• **What the task requires**
Nothing outside the lines from the one containing "Recreate this image" through the one containing "XAxis, YAxis, ReferenceLine" should be copied, and no pictures either. Copy those lines exactly.

# Start of Information supplied

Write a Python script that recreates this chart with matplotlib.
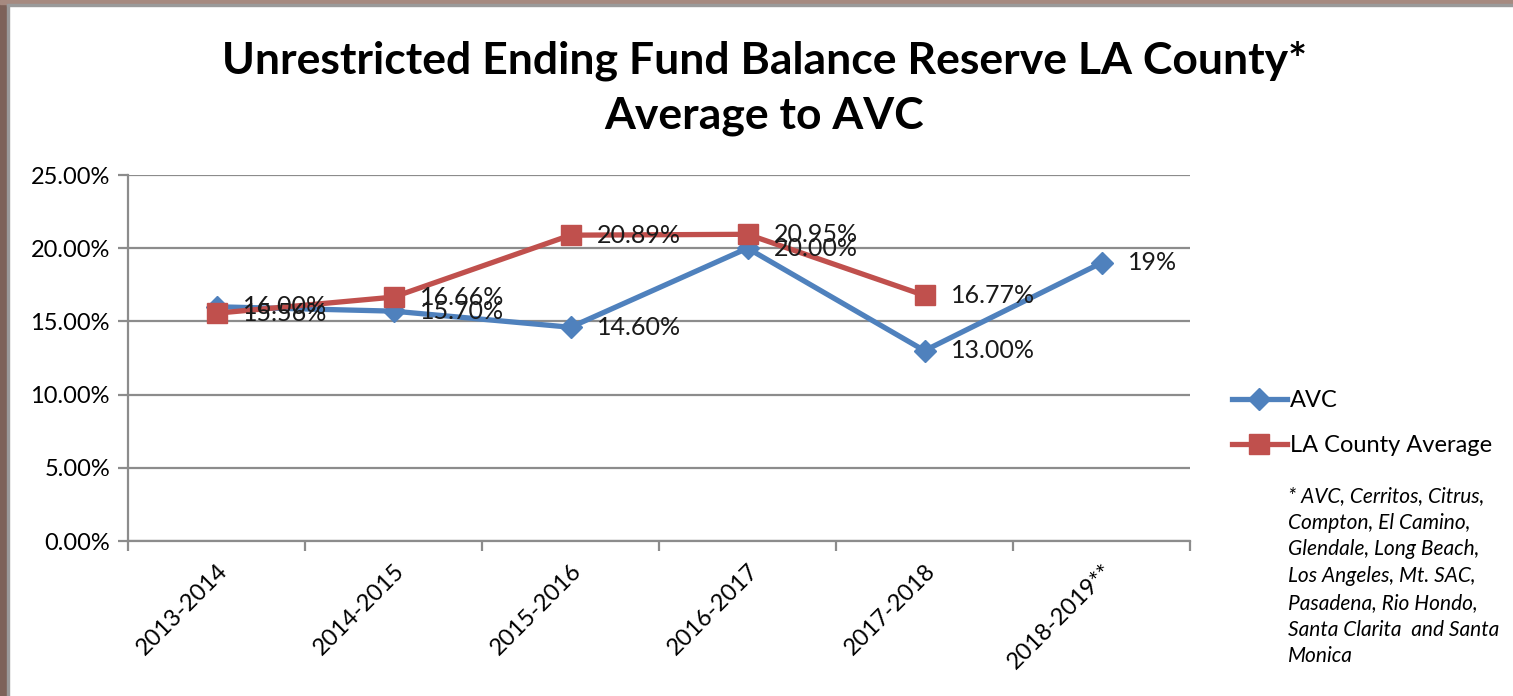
import matplotlib.pyplot as plt
from matplotlib.patches import Rectangle
from matplotlib.ticker import FuncFormatter, MultipleLocator
import numpy as np

# Datos
years = ['2013-2014', '2014-2015', '2015-2016', '2016-2017', '2017-2018', '2018-2019**']
avc = [16.00, 15.70, 14.60, 20.00, 13.00, 19.00]
avc_labels = ['16.00%', '15.70%', '14.60%', '20.00%', '13.00%', '19%']
la_avg = [15.56, 16.66, 20.89, 20.95, 16.77]
la_labels = ['15.56%', '16.66%', '20.89%', '20.95%', '16.77%']
footnote = ('* AVC, Cerritos, Citrus,\nCompton, El Camino,\nGlendale, Long Beach,\n'
            'Los Angeles, Mt. SAC,\nPasadena, Rio Hondo,\nSanta Clarita  and Santa\nMonica')

blue = '#4F81BD'
red = '#C0504D'
grid_c = '#8c8c8c'

plt.rcParams['font.family'] = ['Lato', 'DejaVu Sans']

fig = plt.figure(figsize=(15.13, 6.96), dpi=100)
fig.patch.set_facecolor('white')

# marco marron de la diapositiva
fig.patches.append(Rectangle((0, 0), 7 / 1513, 1, transform=fig.transFigure, color='#7d6259', zorder=0))
fig.patches.append(Rectangle((7 / 1513, 0), 2 / 1513, 1, transform=fig.transFigure, color='#9a9a9a', zorder=0))
fig.patches.append(Rectangle((0, 1 - 4 / 696), 1, 4 / 696, transform=fig.transFigure, color='#a68a80', zorder=0))
fig.patches.append(Rectangle((7 / 1513, 1 - 6 / 696), 1, 2 / 696, transform=fig.transFigure, color='#9a9a9a', zorder=0))

ax = fig.add_axes([128 / 1513, 1 - 541 / 696, (1190 - 128) / 1513, (541 - 175) / 696])

x = np.arange(len(years))
x_la = np.arange(len(la_avg))

ax.plot(x, avc, color=blue, lw=3.8, marker='D', ms=11, mec=blue, mfc=blue, label='AVC', zorder=3)
ax.plot(x_la, la_avg, color=red, lw=3.8, marker='s', ms=15, mec=red, mfc=red, label='LA County Average', zorder=4)

for xi, v, t in zip(x, avc, avc_labels):
    ax.annotate(t, (xi, v), xytext=(26, 0), textcoords='offset pixels', va='center', ha='left',
                fontsize=18, color='#1a1a1a', zorder=5)
for xi, v, t in zip(x_la, la_avg, la_labels):
    ax.annotate(t, (xi, v), xytext=(26, 0), textcoords='offset pixels', va='center', ha='left',
                fontsize=18, color='#1a1a1a', zorder=5)

ax.set_xlim(-0.5, len(years) - 0.5)
ax.set_ylim(0, 25)
ax.yaxis.set_major_locator(MultipleLocator(5))
ax.yaxis.set_major_formatter(FuncFormatter(lambda v, p: f'{v:.2f}%'))
ax.grid(axis='y', color=grid_c, lw=1.6, zorder=0)
ax.set_axisbelow(True)

ax.set_xticks(x)
ax.set_xticklabels(years, rotation=45, ha='right', rotation_mode='anchor', fontsize=17)
ax.set_xticks(np.arange(-0.5, len(years)), minor=True)
ax.tick_params(axis='x', which='major', length=0, pad=14)
ax.tick_params(axis='x', which='minor', length=7, width=1.6, color=grid_c, direction='out')
ax.tick_params(axis='y', length=7, width=1.6, color=grid_c, labelsize=17, pad=6)

for s in ['top', 'right']:
    ax.spines[s].set_visible(False)
for s in ['left', 'bottom']:
    ax.spines[s].set_color(grid_c)
    ax.spines[s].set_linewidth(1.6)

fig.text(0.505, 1 - 88 / 696, 'Unrestricted Ending Fund Balance Reserve LA County*\nAverage to AVC',
         ha='center', va='center', fontsize=32, fontweight='bold', linespacing=1.45)

fig.legend(loc='center left', bbox_to_anchor=(1211 / 1513, 1 - 423 / 696), frameon=False,
           fontsize=17, handlelength=2.3, handletextpad=0.15, labelspacing=1.0)

fig.text(1288 / 1513, 1 - 486 / 696, footnote, ha='left', va='top', fontsize=15,
         style='italic', linespacing=1.42)

fig.savefig('out.png', dpi=100)
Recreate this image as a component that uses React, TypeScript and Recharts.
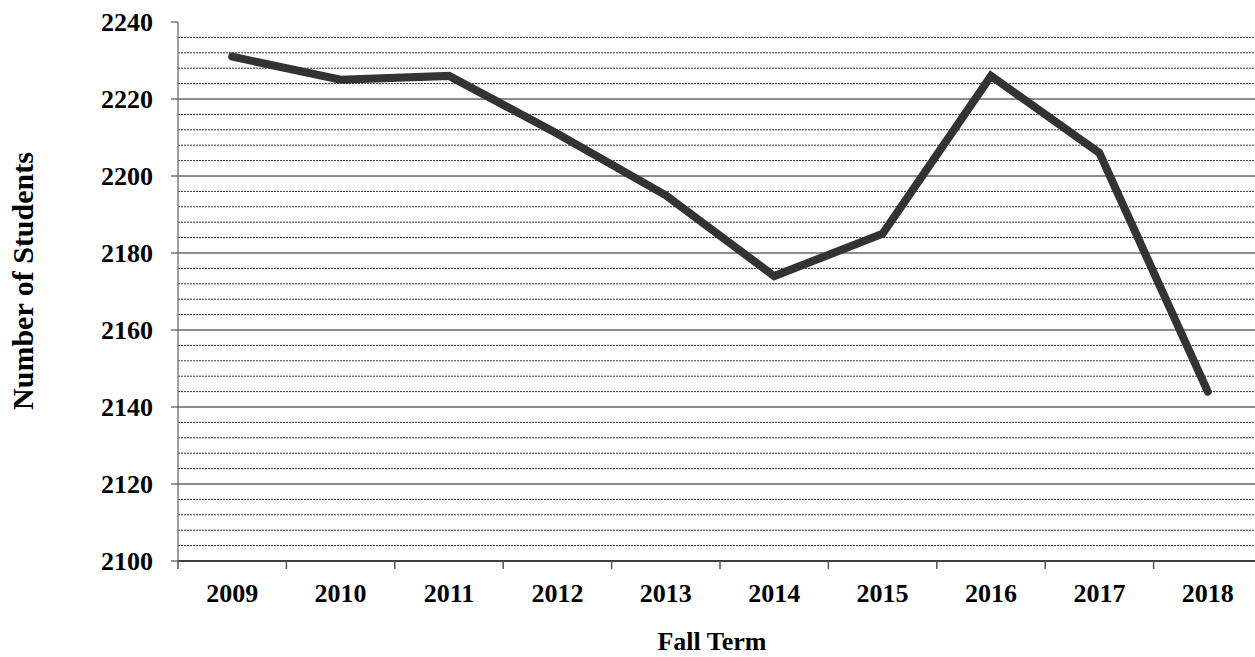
import React from "react";
import { LineChart, Line, XAxis, YAxis, ReferenceLine } from "recharts";

const YEARS = ["2009", "2010", "2011", "2012", "2013", "2014", "2015", "2016", "2017", "2018"];
const STUDENTS = [2231, 2225, 2226, 2211, 2195, 2174, 2185, 2226, 2206, 2144];
const Y_TICKS = [2100, 2120, 2140, 2160, 2180, 2200, 2220, 2240];
const MAJOR_GRID = [2120, 2140, 2160, 2180, 2200, 2220];
const MINOR_GRID = [
  2104, 2108, 2112, 2116, 2124, 2128, 2132, 2136, 2144, 2148, 2152, 2156,
  2164, 2168, 2172, 2176, 2184, 2188, 2192, 2196, 2204, 2208, 2212, 2216,
  2224, 2228, 2232, 2236,
];

const data = YEARS.map((year, i) => ({ year, students: STUDENTS[i] }));

const FONT = '"Liberation Serif", "Times New Roman", serif';
const PLOT_LEFT = 178;
const PLOT_RIGHT = 1262;
const BAND = (PLOT_RIGHT - PLOT_LEFT) / YEARS.length;

function YearTick(props: any) {
  const { x, y, payload } = props;
  const left = x - BAND / 2;
  return (
    <g>
      <line x1={left} x2={left} y1={y} y2={y + 8} stroke="#555" strokeWidth={1.5} />
      <text x={x} y={y + 41} textAnchor="middle" fontFamily={FONT} fontWeight="bold" fontSize={26} fill="#000">
        {payload.value}
      </text>
    </g>
  );
}

function XTitle() {
  return (
    <text x={712} y={650} textAnchor="middle" fontFamily={FONT} fontWeight="bold" fontSize={26} fill="#000">
      Fall Term
    </text>
  );
}

function YTitle() {
  return (
    <text x={33} y={281} transform="rotate(-90 33 281)" textAnchor="middle" fontFamily={FONT} fontWeight="bold" fontSize={30} fill="#000">
      Number of Students
    </text>
  );
}

export default function App() {
  return (
    <div style={{ position: "absolute", left: 0, top: 0, width: 1255, height: 657, overflow: "hidden", background: "#fff" }}>
      <LineChart width={1270} height={657} data={data} margin={{ top: 22, right: 8, bottom: 36, left: 78 }}>
        {MINOR_GRID.map((v) => (
          <ReferenceLine key={"m" + v} y={v} stroke="#333" strokeWidth={1} strokeDasharray="2 1" />
        ))}
        {MAJOR_GRID.map((v) => (
          <ReferenceLine key={"M" + v} y={v} stroke="#1a1a1a" strokeWidth={1} />
        ))}
        <XAxis
          dataKey="year"
          height={60}
          padding={{ left: BAND / 2, right: BAND / 2 }}
          axisLine={{ stroke: "#000", strokeWidth: 1.5 }}
          tickLine={false}
          tickSize={0}
          tickMargin={0}
          interval={0}
          tick={<YearTick />}
          label={<XTitle />}
        />
        <YAxis
          width={100}
          domain={[2100, 2240]}
          ticks={Y_TICKS}
          interval={0}
          allowDataOverflow
          axisLine={{ stroke: "#808080", strokeWidth: 1.5 }}
          tickLine={{ stroke: "#333", strokeWidth: 1 }}
          tickSize={7}
          tickMargin={18}
          tick={{ fontFamily: FONT, fontWeight: "bold", fontSize: 26, fill: "#000" }}
          label={<YTitle />}
        />
        <Line
          type="linear"
          dataKey="students"
          stroke="#333333"
          strokeWidth={8}
          strokeLinecap="round"
          strokeLinejoin="miter"
          dot={false}
          activeDot={false}
          isAnimationActive={false}
        />
      </LineChart>
    </div>
  );
}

# End of Information supplied

• **Final result**
Recreate this image as a component that uses React, TypeScript and Recharts.
import React from "react";
import { LineChart, Line, XAxis, YAxis, ReferenceLine } from "recharts";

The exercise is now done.